There are two strategies for tweaking the partitioning:

  • order range - use the lowest_healpix_order argument, in addition to the highest_healpix_order.

  • constant order - use the constant_healpix_order argument. This will ignore the pixel_threshold, highest_healpix_order, and lowest_healpix_order arguments and the catalog will be partitioned by healpix pixels at the constant_healpix_order.

Progress Reporting#

By default, we will display some progress bars during pipeline execution. To disable these (e.g. when you expect no output to standard out), you can set progress_bar=False.

There are several stages to the pipeline execution, and you can expect progress reporting to look like the following:

Mapping  : 100%|██████████| 72/72 [58:55:18<00:00, 2946.09s/it]
Binning  : 100%|██████████| 1/1 [01:15<00:00, 75.16s/it]
Splitting: 100%|██████████| 72/72 [72:50:03<00:00, 3641.71s/it]
Reducing : 100%|██████████| 10895/10895 [7:46:07<00:00,  2.57s/it]
Finishing: 100%|██████████| 6/6 [08:03<00:00, 80.65s/it]

For very long-running pipelines (e.g. multi-TB inputs), you can get an email notification when the pipeline completes using the completion_email_address argument. This will send a brief email, for either pipeline success or failure.

Output#

Where?#

You must specify a name for the catalog, using output_artifact_name.

You must specify where you want your catalog data to be written, using output_path. This path should be the base directory for your catalogs, as the full path for the catalog will take the form of output_path/output_artifact_name.

If there is already catalog data in the indicated directory, you can force a new catalog to be written in the directory with the overwrite flag. It’s preferable to delete any existing contents, however, as this may cause unexpected side effects.

If you’re writing to cloud storage, or otherwise have some filesystem credential dict, put those in output_storage_options.

In addition, you can specify directories to use for various intermediate files:

  • dask worker space (dask_tmp)

  • sharded parquet files (tmp_dir)

  • intermediate resume files (resume_tmp)

Most users are going to be ok with simply setting the tmp_dir for all intermediate file use. For more information on these parameters, when you would use each, and demonstrations of temporary file use see Temporary files and disk usage

How?#

You may want to tweak parameters of the final catalog output, and we have helper arguments for a few of those.
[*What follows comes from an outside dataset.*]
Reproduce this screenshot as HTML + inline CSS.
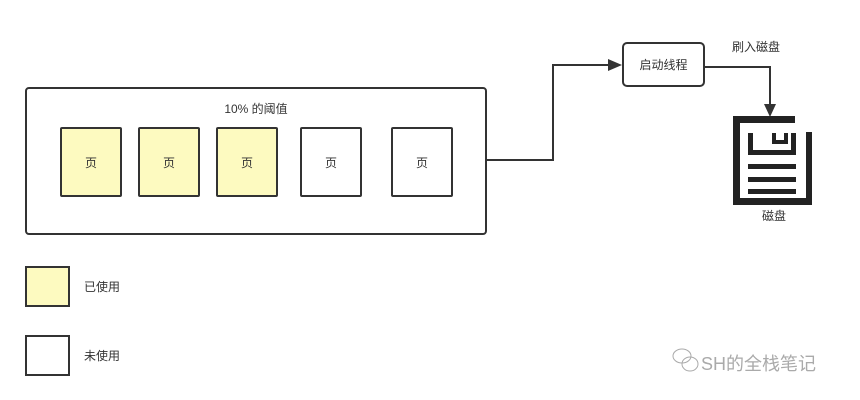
<!DOCTYPE html>
<html><head><meta charset="utf-8"><style>
body{margin:0;background:#fff;width:860px;height:400px;overflow:hidden;font-family:"Liberation Sans","Noto Sans CJK SC",sans-serif;font-size:12px;color:#333}
.a{position:absolute;box-sizing:border-box}
.p{position:absolute;box-sizing:border-box;border:2px solid #333;border-radius:2px;display:flex;align-items:center;justify-content:center;top:127px;width:62px;height:70px}
.y{background:#fdfac0}
</style></head><body>
<div class="a" style="left:25px;top:87px;width:462px;height:148px;border:2px solid #333;border-radius:4px"></div>
<div class="a" style="left:25px;top:100px;width:462px;text-align:center">10% 的阈值</div>
<div class="p y" style="left:60px">页</div>
<div class="p y" style="left:138px">页</div>
<div class="p y" style="left:216px">页</div>
<div class="p" style="left:300px">页</div>
<div class="p" style="left:391px">页</div>
<div class="a" style="left:622px;top:42px;width:83px;height:45px;border:2px solid #333;border-radius:5px;display:flex;align-items:center;justify-content:center">启动线程</div>
<div class="a" style="left:732px;top:38px">刷入磁盘</div>
<div class="a" style="left:762px;top:207px">磁盘</div>
<div class="a y" style="left:25px;top:266px;width:45px;height:41px;border:2px solid #333"></div>
<div class="a" style="left:84px;top:278px">已使用</div>
<div class="a" style="left:25px;top:335px;width:45px;height:41px;border:2px solid #333"></div>
<div class="a" style="left:84px;top:347px">未使用</div>
<div class="a" style="left:701px;top:350px;font-size:18px;color:#aaa">SH的全栈笔记</div>
<svg class="a" style="left:0;top:0" width="860" height="400">
<polyline points="487,160 553,160 553,65 610,65" fill="none" stroke="#333" stroke-width="2"/>
<polygon points="622,65 608,59 608,71" fill="#333"/>
<polyline points="705,67 770,67 770,106" fill="none" stroke="#333" stroke-width="2"/>
<polygon points="770,117 764,104 776,104" fill="#333"/>
<g fill="#222">
<rect x="733" y="116" width="62" height="7"/>
<rect x="733" y="116" width="7" height="89"/>
<rect x="733" y="198" width="79" height="7"/>
<rect x="806" y="132" width="6" height="73"/>
<rect x="748" y="133" width="5" height="22"/>
<rect x="791" y="133" width="5" height="22"/>
<rect x="748" y="150" width="48" height="5"/>
<rect x="772" y="133" width="4" height="10"/>
<rect x="784" y="133" width="4" height="10"/>
<rect x="772" y="140" width="16" height="4"/>
<rect x="748" y="164" width="48" height="5"/>
<rect x="748" y="177" width="48" height="5"/>
<rect x="748" y="189" width="48" height="5"/>
</g>
<g fill="none" stroke="#aaa" stroke-width="1">
<ellipse cx="682" cy="356" rx="9" ry="7"/>
<ellipse cx="690" cy="364" rx="8" ry="7"/>
</g>
</svg>
</body></html>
add_hipscat_index - bool - whether or not to add the hipscat spatial index as a column in the resulting catalog. The _hipscat_index field is designed to make many dask operations more performant, but if you do not intend to publish your dataset and do not intend to use dask, then you can suppress generation of this column to save a little space in your final disk usage.
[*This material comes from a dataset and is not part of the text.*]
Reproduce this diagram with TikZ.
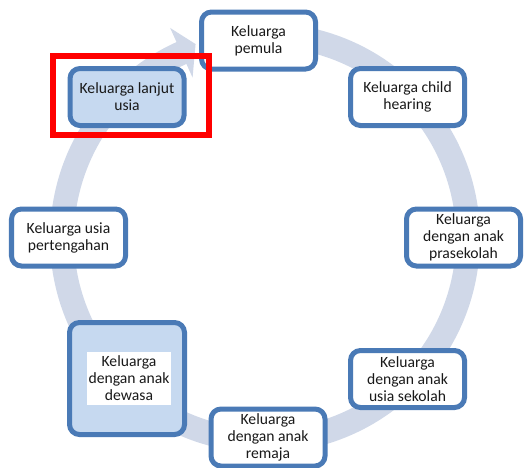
\documentclass[tikz,border=0pt]{standalone}
\usepackage{fontspec}
\setmainfont{Carlito}
\usetikzlibrary{calc}
\definecolor{garis}{RGB}{74,122,182}
\definecolor{isibiru}{RGB}{198,217,240}
\definecolor{lingkar}{RGB}{208,216,232}
\tikzset{
	kotak/.style={draw=garis, line width=0.1cm, rounded corners=0.2cm, fill=white,
		minimum width=2.28cm, minimum height=1.14cm, align=center, inner sep=1pt,
		font=\fontsize{8.9}{9.7}\selectfont, text=black!90},
	kotakbiru/.style={kotak, fill=isibiru}
}

\begin{document}
\begin{tikzpicture}
				%%%%% START %%%%%
				\useasboundingbox (0, 0) rectangle (10.52, 9.34);
				
				% ring with arrow head
				\fill[lingkar] (5.3, 4.58) ++(85:4.3) arc (85:-245.7:4.3)
					-- ($(5.3, 4.58)+(-245.7:4.61)$) -- ($(5.3, 4.58)+(-250.3:4.12)$)
					-- ($(5.3, 4.58)+(-245.7:3.52)$) -- ($(5.3, 4.58)+(-245.7:3.82)$)
					arc (-245.7:85:3.82) -- cycle;
				
				\node[kotak] (pemula) at (5.17, 8.53) {Keluarga\\pemula};
				\node[kotak] (hearing) at (8.15, 7.40) {Keluarga child\\hearing};
				\node[kotak] (prasekolah) at (9.27, 4.59) {Keluarga\\dengan anak\\prasekolah};
				\node[kotak] (sekolah) at (8.15, 1.76) {Keluarga\\dengan anak\\usia sekolah};
				\node[kotak] (remaja) at (5.36, 0.59) {Keluarga\\dengan anak\\remaja};
				\node[kotakbiru, minimum width=2.3cm, minimum height=2.24cm] (dewasa) at (2.54, 1.77) {};
				\node[fill=white, minimum width=1.68cm, minimum height=1.06cm, align=center, inner sep=0pt,
					font=\fontsize{8.9}{9.7}\selectfont, text=black!90] (dewasateks) at (2.58, 1.77) {Keluarga\\dengan anak\\dewasa};
				\node[kotak] (pertengahan) at (1.37, 4.59) {Keluarga usia\\pertengahan};
				\node[kotakbiru] (lanjut) at (2.54, 7.40) {Keluarga lanjut\\usia};
				
				\draw[red, line width=0.12cm] (1.06, 6.64) rectangle (4.18, 8.22);
				%%%%% END %%%%%
\end{tikzpicture}
\end{document}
The _hipscat_index uses a high healpix order and a uniqueness counter to create values that can order all points in the sky, according to a nested healpix scheme.

sort_columns - str - column for survey identifier, or other sortable column. If sorting by multiple columns, they should be comma-separated. If add_hipscat_index=True, this sorting will be used to resolve the index counter within the same higher-order pixel space.
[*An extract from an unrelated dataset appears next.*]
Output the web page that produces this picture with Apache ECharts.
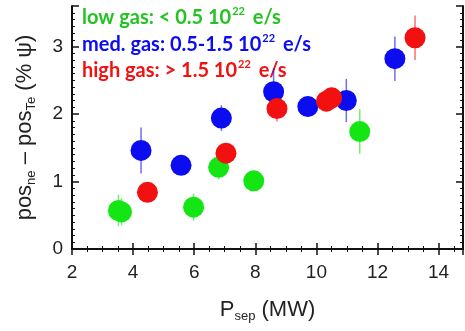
<!DOCTYPE html>
<html>
<head>
<meta charset="utf-8">
<script src="https://cdn.jsdelivr.net/npm/echarts@6/dist/echarts.min.js"></script>
<style>
  html, body { margin: 0; padding: 0; background: #fff; }
  #chart { width: 465px; height: 331px; }
</style>
</head>
<body>
<div id="chart"></div>
<script>
// low gas: < 0.5 10^22 e/s
var lowX = [3.52, 3.62, 5.98, 6.8, 7.95, 11.42];
var lowY = [0.57, 0.55, 0.62, 1.21, 1.01, 1.74];
var lowErr = [0.23, 0.2, 0.2, 0.18, 0.1, 0.33];
// med. gas: 0.5-1.5 10^22 e/s
var medX = [4.26, 5.57, 6.89, 8.6, 9.72, 10.98, 12.57];
var medY = [1.46, 1.24, 1.94, 2.33, 2.11, 2.2, 2.82];
var medErr = [0.34, 0.1, 0.19, 0.35, 0.15, 0.32, 0.33];
// high gas: > 1.5 10^22 e/s
var highX = [4.47, 7.04, 8.71, 10.33, 10.5, 13.23];
var highY = [0.84, 1.42, 2.08, 2.19, 2.24, 3.13];
var highErr = [0.1, 0.12, 0.19, 0.15, 0.15, 0.33];

var xTicks = [2, 4, 6, 8, 10, 12, 14];
var yTicks = [0, 1, 2, 3];

var GREEN = '#14e614', BLUE = '#0c0cf0', RED = '#f21010';

function pts(xs, ys) {
    return xs.map(function (x, i) { return [x, ys[i]]; });
}
function errPts(xs, ys, es) {
    return xs.map(function (x, i) { return [x, ys[i], es[i]]; });
}
function errSeries(xs, ys, es, color) {
    return {
        type: 'custom',
        z: 1,
        renderItem: function (params, api) {
            var x = api.value(0), y = api.value(1), e = api.value(2);
            var a = api.coord([x, y - e]);
            var b = api.coord([x, y + e]);
            return {
                type: 'line',
                shape: { x1: a[0], y1: a[1], x2: b[0], y2: b[1] },
                style: { stroke: color, lineWidth: 1.5, opacity: 0.6 }
            };
        },
        data: errPts(xs, ys, es)
    };
}
function dotSeries(xs, ys, color) {
    return {
        type: 'scatter',
        z: 2,
        symbol: 'circle',
        symbolSize: 21,
        itemStyle: { color: color, opacity: 1 },
        data: pts(xs, ys)
    };
}
function legendText(top, label, color) {
    return {
        type: 'text', left: 82, top: top,
        style: {
            text: '{t|' + label + ' 10}{u|22}{t| e/s}',
            rich: {
                t: { fontFamily: 'Lato', fontWeight: 'bold', fontSize: 20, fill: color },
                u: { fontFamily: 'Lato', fontWeight: 'bold', fontSize: 11, fill: color, padding: [0, 3, 12, 1] }
            }
        }
    };
}

var tickFont = { fontFamily: 'Liberation Sans', fontSize: 19, color: '#222' };
var nameRich = {
    a: { fontFamily: 'Liberation Sans', fontSize: 22, color: '#222' },
    s: { fontFamily: 'Liberation Sans', fontSize: 13, color: '#222', padding: [13, 0, 0, 0] }
};

var myChart = echarts.init(document.getElementById('chart'));
var option = {
    animation: false,
    grid: { left: 72, right: 2, top: 6, bottom: 82 },
    xAxis: [{
        type: 'value',
        min: 2,
        max: 14.8,
        interval: 2,
        splitLine: { show: false },
        axisLine: { lineStyle: { color: '#111', width: 2 } },
        axisTick: { inside: true, length: 6, lineStyle: { color: '#111', width: 1.5 } },
        minorTick: { show: true, splitNumber: 4, length: 3, lineStyle: { color: '#111' } },
        axisLabel: Object.assign({ margin: 14, showMaxLabel: false }, tickFont),
        name: '{a|P}{s|sep}{a| (MW)}',
        nameLocation: 'middle',
        nameGap: 48,
        nameTextStyle: { rich: nameRich }
    }, {
        type: 'value',
        position: 'top',
        min: 2,
        max: 14.8,
        interval: 2,
        splitLine: { show: false },
        axisLine: { lineStyle: { color: '#111', width: 2 } },
        axisTick: { inside: true, length: 6, lineStyle: { color: '#111', width: 1.5 } },
        minorTick: { show: true, splitNumber: 4, length: 3, lineStyle: { color: '#111' } },
        axisLabel: { show: false }
    }],
    yAxis: [{
        type: 'value',
        min: 0,
        max: 3.6,
        interval: 1,
        splitLine: { show: false },
        axisLine: { lineStyle: { color: '#111', width: 2 } },
        axisTick: { inside: true, length: 7, lineStyle: { color: '#111', width: 1.5 } },
        minorTick: { show: true, splitNumber: 10, length: 3, lineStyle: { color: '#111' } },
        axisLabel: Object.assign({ margin: 9, showMaxLabel: false }, tickFont),
        name: '{a|pos}{s|ne}{a| – pos}{s|Te}{a| (% ψ)}',
        nameLocation: 'middle',
        nameRotate: 90,
        nameGap: 34,
        nameTextStyle: { rich: nameRich }
    }, {
        type: 'value',
        position: 'right',
        min: 0,
        max: 3.6,
        interval: 1,
        splitLine: { show: false },
        axisLine: { lineStyle: { color: '#111', width: 2 } },
        axisTick: { inside: true, length: 7, lineStyle: { color: '#111', width: 1.5 } },
        minorTick: { show: true, splitNumber: 10, length: 3, lineStyle: { color: '#111' } },
        axisLabel: { show: false }
    }],
    graphic: [
        legendText(6, 'low gas: < 0.5', '#22c322'),
        legendText(33, 'med. gas: 0.5-1.5', BLUE),
        legendText(59, 'high gas: > 1.5', RED)
    ],
    series: [
        errSeries(lowX, lowY, lowErr, GREEN),
        errSeries(medX, medY, medErr, BLUE),
        errSeries(highX, highY, highErr, RED),
        dotSeries(lowX, lowY, GREEN),
        dotSeries(medX, medY, BLUE),
        dotSeries(highX, highY, RED)
    ]
};
myChart.setOption(option);
window.addEventListener('resize', function () { myChart.resize(); });
</script>
</body>
</html>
use_schema_file - str - path to a parquet file with schema metadata. This will be used for column metadata when writing the files, if specified. For more information on why you would want this file and how to generate it, check out our notebook Unequal schema problems.

debug_stats_only - bool - If True, we will not create the leaf parquet files with the catalog data, and will only generate root-level metadata files representing the full statistics of the final catalog. This can be useful when probing the import process for effectiveness on processing a target dataset.

epoch - str - astronomical epoch for the data. defaults to "J2000"

catalog_type - "object" or "source". Indicates the level of catalog data, using the LSST nomenclature:

  • object - things in the sky (e.g. stars, galaxies)

  • source - detections of things in the sky at some point in time.

Some data providers split detection-level data into a separate catalog, to make object catalogs smaller, and reflects a relational data model.